We double down on the most destructive form of financial ineptitude with wild fire printing of FIAT currency, hollowing out our economy while exporting inflation to nearly every country. China wisely doubles down and doubles down again Real Money. After the Western powers, aided by gold stealing allies like Japan, made off with well over 100,000 tons of gold China accumulated over the last 3,000 year, they are not going to let this happen again.
By Stewart Thomson:
Fundamentally, I believe here are 4 major reasons that the long term silver chart looks “ultra-bullish”.
First, the market is probably anticipating a substantial recovery in the Chinese economy, and perhaps additional government stimulus.
Second, the US fiscal cliff is likely to be resolved in a manner that encourages “risk on” institutional investors to take action on the buy-side.
Third, I expect the European Central Bank will announce measures that calm worries about not just Greece, but Spain and Italy, too.
Fourth, while the fiscal cliff will likely be resolved, I think the US Federal Reserve will expand the current level of stimulus being provided by QE3, probably in January, and this action could cause a near-vertical spike in all risk-on markets.
Silver is likely to be the greatest beneficiary of these 4 key events, even if they play out only partially.
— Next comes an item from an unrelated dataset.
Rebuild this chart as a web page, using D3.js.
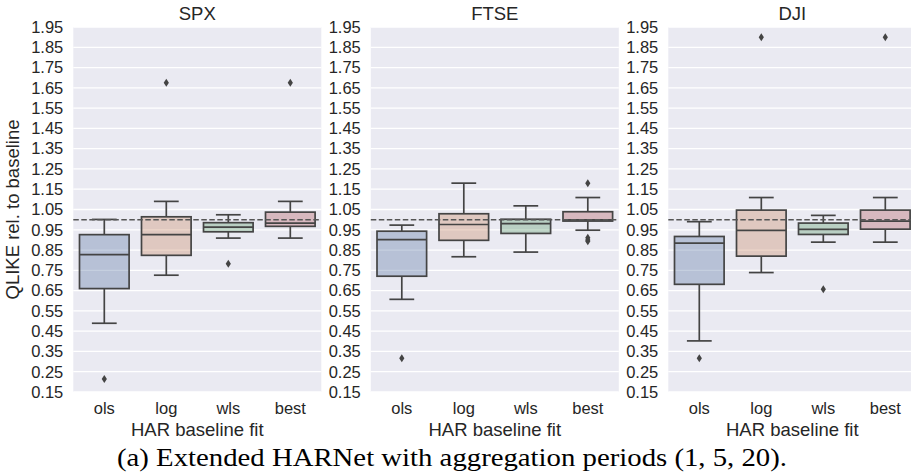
<!DOCTYPE html>
<html>
<head>
<meta charset="utf-8">
<script src="https://cdn.jsdelivr.net/npm/d3@7"></script>
<style>
  html, body { margin: 0; padding: 0; background: #ffffff; }
  svg { display: block; }
</style>
</head>
<body>
<svg id="chart" width="911" height="475"></svg>
<script>
// ---- data ----
const categories = ["ols", "log", "wls", "best"];
const panelTitles = ["SPX", "FTSE", "DJI"];
const yTickValues = [1.95, 1.85, 1.75, 1.65, 1.55, 1.45, 1.35, 1.25, 1.15, 1.05,
                     0.95, 0.85, 0.75, 0.65, 0.55, 0.45, 0.35, 0.25, 0.15];
// box stats per category: [lower whisker, Q1, median, Q3, upper whisker]
const spxStats = [
  [0.489, 0.660, 0.827, 0.926, 1.001],
  [0.726, 0.824, 0.926, 1.014, 1.090],
  [0.909, 0.940, 0.963, 0.985, 1.024],
  [0.909, 0.967, 0.983, 1.037, 1.090]
];
const spxOutliers = [[0.214], [1.675], [0.783], [1.675]];
const ftseStats = [
  [0.607, 0.721, 0.901, 0.943, 0.973],
  [0.817, 0.898, 0.976, 1.029, 1.180],
  [0.840, 0.932, 0.980, 1.002, 1.068],
  [0.948, 0.993, 0.999, 1.039, 1.109]
];
const ftseOutliers = [[0.317], [], [], [1.180, 0.911, 0.900, 0.893]];
const djiStats = [
  [0.402, 0.681, 0.884, 0.917, 0.990],
  [0.739, 0.820, 0.947, 1.047, 1.109],
  [0.889, 0.927, 0.952, 0.983, 1.021],
  [0.889, 0.953, 0.993, 1.047, 1.109]
];
const djiOutliers = [[0.317], [1.900], [0.657], [1.900]];
const baselineValue = 1.0;
const boxColors = ["#5975a4", "#cc8963", "#5f9e6e", "#b55d60"];

const panelStats = [spxStats, ftseStats, djiStats];
const panelOutliers = [spxOutliers, ftseOutliers, djiOutliers];

// ---- layout ----
const svg = d3.select("#chart");
const sans = "'Liberation Sans', Arial, sans-serif";
const plotTop = 27, plotBottom = 392;
const panelW = 248, panelStarts = [73.3, 370.8, 668.3];
const lineCol = "#444444";

const y = d3.scaleLinear().domain([0.15, 1.95]).range([plotBottom, plotTop]);

panelTitles.forEach((title, p) => {
  const x0 = panelStarts[p];
  const x = d3.scaleBand().domain(categories).range([x0, x0 + panelW]).paddingInner(0).paddingOuter(0);
  const g = svg.append("g");

  // background
  g.append("rect").attr("x", x0).attr("y", plotTop)
    .attr("width", panelW).attr("height", plotBottom - plotTop)
    .attr("fill", "#eaeaf2");

  // grid
  g.selectAll("line.grid").data(yTickValues).enter().append("line")
    .attr("x1", x0).attr("x2", x0 + panelW)
    .attr("y1", d => y(d)).attr("y2", d => y(d))
    .attr("stroke", "#ffffff").attr("stroke-width", 1.3);

  // y axis
  const yAxis = d3.axisLeft(y).tickValues(yTickValues).tickFormat(d3.format(".2f")).tickSize(0).tickPadding(10);
  const ya = g.append("g").attr("transform", `translate(${x0},0)`).call(yAxis);
  ya.select(".domain").remove();
  ya.selectAll("text").attr("font-family", sans).attr("font-size", "16.5px").attr("fill", "#262626");

  // x axis
  const xAxis = d3.axisBottom(x).tickSize(0).tickPadding(10);
  const xa = g.append("g").attr("transform", `translate(0,${plotBottom})`).call(xAxis);
  xa.select(".domain").remove();
  xa.selectAll("text").attr("font-family", sans).attr("font-size", "16.5px").attr("fill", "#262626");

  // x label
  g.append("text").attr("x", x0 + panelW / 2).attr("y", 436)
    .attr("text-anchor", "middle").attr("font-family", sans).attr("font-size", "18.5px")
    .attr("fill", "#262626").text("HAR baseline fit");

  // title
  g.append("text").attr("x", x0 + panelW / 2).attr("y", 20)
    .attr("text-anchor", "middle").attr("font-family", sans).attr("font-size", "18.5px")
    .attr("fill", "#262626").text(title);

  const bw = x.bandwidth() * 0.8;
  const stats = panelStats[p];
  const outs = panelOutliers[p];

  categories.forEach((c, i) => {
    const [lo, q1, med, q3, hi] = stats[i];
    const cx = x(c) + x.bandwidth() / 2;
    const bg = g.append("g");
    // whiskers
    bg.append("line").attr("x1", cx).attr("x2", cx).attr("y1", y(q3)).attr("y2", y(hi))
      .attr("stroke", lineCol).attr("stroke-width", 1.7);
    bg.append("line").attr("x1", cx).attr("x2", cx).attr("y1", y(q1)).attr("y2", y(lo))
      .attr("stroke", lineCol).attr("stroke-width", 1.7);
    // caps
    [lo, hi].forEach(v => {
      bg.append("line").attr("x1", cx - bw / 4).attr("x2", cx + bw / 4)
        .attr("y1", y(v)).attr("y2", y(v))
        .attr("stroke", lineCol).attr("stroke-width", 1.7);
    });
    // box
    bg.append("rect").attr("x", cx - bw / 2).attr("y", y(q3))
      .attr("width", bw).attr("height", y(q1) - y(q3))
      .attr("fill", boxColors[i]).attr("fill-opacity", 0.35)
      .attr("stroke", lineCol).attr("stroke-width", 1.7);
    // median
    bg.append("line").attr("x1", cx - bw / 2).attr("x2", cx + bw / 2)
      .attr("y1", y(med)).attr("y2", y(med))
      .attr("stroke", lineCol).attr("stroke-width", 1.7);
    // outliers (thin diamonds)
    outs[i].forEach(v => {
      const yy = y(v);
      bg.append("path")
        .attr("d", `M${cx},${yy - 4} L${cx + 2.6},${yy} L${cx},${yy + 4} L${cx - 2.6},${yy} Z`)
        .attr("fill", lineCol);
    });
  });

  // baseline dashed line
  g.append("line").attr("x1", x0).attr("x2", x0 + panelW)
    .attr("y1", y(baselineValue)).attr("y2", y(baselineValue))
    .attr("stroke", "#555555").attr("stroke-width", 1.5)
    .attr("stroke-dasharray", "5.5,2.5");
});

// y axis label
svg.append("text")
  .attr("transform", `translate(19,${(plotTop + plotBottom) / 2}) rotate(-90)`)
  .attr("text-anchor", "middle").attr("font-family", sans).attr("font-size", "18.5px")
  .attr("fill", "#262626").text("QLIKE rel. to baseline");

// caption
svg.append("text")
  .attr("x", 117).attr("y", 466)
  .attr("font-family", "'Liberation Serif', 'Times New Roman', serif").attr("font-size", "25px")
  .attr("fill", "#000000")
  .attr("textLength", 670).attr("lengthAdjust", "spacingAndGlyphs")
  .text("(a) Extended HARNet with aggregation periods (1, 5, 20).");
</script>
</body>
</html>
If they play out as I’m predicting, I would expect silver to blast through the highs at $50, by early in the new year. Silver at $80 is realistic, if these “fab four” events play out well.
China needs to add to its gold reserves to ensure national economic and financial safety, promote yuan globalization and as a hedge against foreign- reserve risks, Gao Wei, an official from the Department of International Economic Affairs of Ministry of Foreign Affairs, writes in a commentary in the China Securities Journal today which was reported on by Bloomberg. China’s gold reserve is “too small”, Gao said and while gold prices are currently near record highs, China can build its reserves by buying low and selling high amid the short-term volatility, Gao wrote. The People’s Bank of China is accumulating significant volumes of gold under the radar of many less informed market participants which is bullish. The Chinese government is secretive about its gold diversification and buying and does not disclose gold purchases to the IMF. Therefore, there has been no official update to their holdings since the barely reported upon announcement four years ago that Chinese gold reserves had risen from just over 500 tonnes to over 1,000 tonnes.
Chairman of the LBMA David Gornall told the conference, “When comparing China to the U.S., it would seem that in China, gold asset allocation can only go in one direction. The country has only 2% of its reserves in the form of gold compared with the U.S. at 75%.” The People’s Bank of China hasn’t disclosed any changes to its gold holdings since 2009, when it said they had risen a whopping 76% to 1,054 metric tons. While the U.S., Germany, Italy and France keep more than 70% of reserves in gold, China’s share is less than 2%. “Prices have recently been supported by official sector buying,” Gornall said today, without listing any central bank. “Will the gap between the amount of gold held in reserve by the developing markets and that of the developed world close?” Brazil, South Korea and Russia have all added gold reserves this year data from the International Monetary Fund show. Nations bought 254.2 tons in the first six months and may increase to 500 tons this year, the World Gold Council said in August, exceeding the 456 tons added in 2011. China has the world’s largest foreign-exchange reserves, totaling $3.29 trillion in September, according to data by Bloomberg.